Audi’s R8 successor is a 1,001 hp hybrid supercar with Formula 1 energy
05/06/2026
Audi calls it the fastest and most powerful production vehicle in the brand’s history.
This is the Audi Nuvolari: a limited-run, high-performance hybrid supercar with a mid-mounted V8, three electric motors, over 350 km/h top speed and enough Formula 1-inspired technology to make the R8 suddenly feel like chapter one. And maybe the clearest sign yet that Audi wants its edge back.
The spiritual successor to the R8
Audi has not called the Nuvolari the new R8. But emotionally, that is exactly where your mind goes. The R8 was the car that proved Audi could build a proper supercar. It mixed daily usability with supercar drama, quattro confidence and just enough Lamborghini connection to make it feel exotic without becoming theatrical.
The Nuvolari feels like the next evolution of that idea. Only now the formula is much more extreme. It combines a 4.0-litre biturbo V8 with three axial-flux electric motors for a maximum system output of 1,001 hp. The V8 alone produces 800 hp and revs up to 10,000 rpm, which is the kind of sentence we did not expect to write about a modern Audi production car.
Performance is brutal: 0 to 100 km/h in 2.6 seconds, 0 to 200 km/h in 6.8 seconds and a top speed of more than 350 km/h.
High-performance hybrid, not efficiency theatre
There are two electric motors on the front axle and a third between the V8 and the transmission. Together, they create a deeply advanced quattro system with torque vectoring, instant response and predictive control.
The battery has a gross capacity of 7.3 kWh, which is not huge in EV terms, but in a supercar like this it is there to support repeated performance, energy recovery and electric torque deployment.
Audi also gives the Nuvolari several driving modes, from E-Hybrid for short electric driving to Dynamic+ and Track Mode for maximum performance. In other words: this is not an electric compromise. It is a combustion supercar made smarter, faster and more controlled through electricity.
Quattro predictive ride sounds serious
One of the most important technologies is quattro predictive ride. Audi describes it as the next generation of quattro. Instead of simply reacting to slip, the system uses detailed sensor data to predict potential loss of grip and coordinate the powertrain, brakes, torque distribution and aerodynamics before things get messy.
The goal is not just traction. It is confidence. Especially when you have this much power, this much speed and changing grip conditions.
The front electric motors are key here, because they allow variable torque vectoring across the front axle. Combined with rear drive, brake intervention and active aerodynamics, the Nuvolari should be able to feel far more stable and precise than its power figure suggests.
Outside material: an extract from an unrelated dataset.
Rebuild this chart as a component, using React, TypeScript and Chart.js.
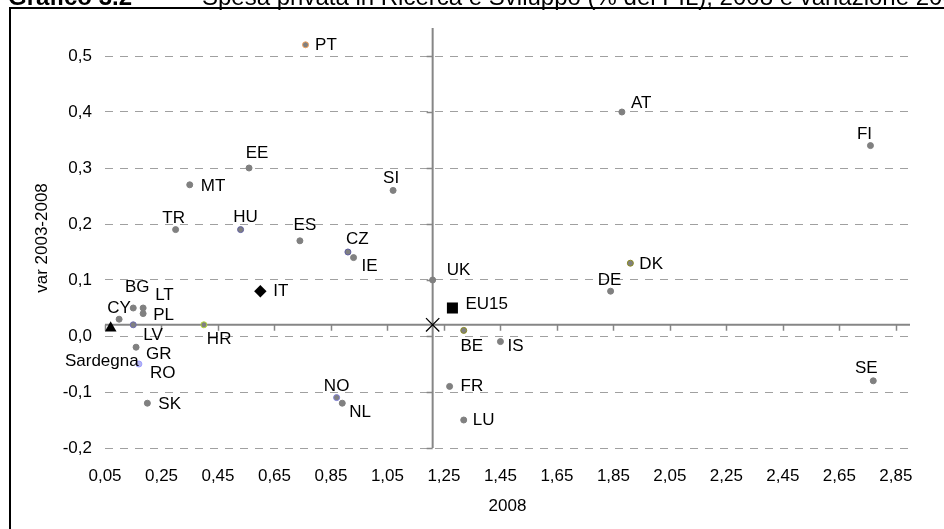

Carbon body, Audi Space Frame and active aero
The Nuvolari combines an Audi Space Frame structure with a carbon-fibre exterior, which is a first for Audi. Almost all exterior panels are made from CFRP, using Formula 1-inspired prepreg autoclave technology. This allows complex shapes, high strength and low weight, while also giving the car a more technical and exotic construction method than anything Audi has built before.
The active aerodynamics are equally serious. The deployable rear wing has multiple positions, including low-drag and high-downforce settings. In the right conditions, Audi says the aerodynamic package can generate more than 400 kg of downforce. There is also a manual DRS function, activated from the steering wheel.
Design: finally, a radical Audi again
The Nuvolari is also important because it introduces Audi’s new design philosophy in production form. The look is described as reduced, technical and emotional. No unnecessary decoration. No fake drama. No exaggerated supercar clutter.
Just taut surfaces, strong proportions, a monolithic stance and Audi’s new Vertical Frame identity. That is refreshing. Modern supercars often look like they are fighting themselves. Vents everywhere, wings everywhere, aggression everywhere. The Nuvolari seems to take a different route: cleaner, sharper, more architectural.
Limited to 499 units
The Audi Nuvolari will be limited to 499 units, with European pre-orders scheduled for the fourth quarter of 2026 and deliveries beginning in the first half of 2027.
Audi has not yet confirmed final euro pricing in the supplied material, but this will clearly sit deep into supercar territory. Expect a figure well above €600,000 once European positioning, taxes and options are considered.
That sounds wild for an Audi. But maybe that is the point. This is not meant to be another fast model in the range. It is meant to be a technological flagship. A statement car.
AutoNext Take
We love this thing. Audi needed a car that made people stop scrolling. The Nuvolari does exactly that. For years, Audi has felt slightly too rational. Still premium, still capable, still technologically strong, but missing some of the emotional voltage that made cars like the original TT, RS2, quattro and R8 so important.
The Nuvolari brings that voltage back. A 10,000 rpm V8, three electric motors, 1,001 hp, active aerodynamics, carbon bodywork, quattro predictive ride and a name pulled from racing history. Cars like this lift a brand. The Nuvolari makes Audi feel exciting again.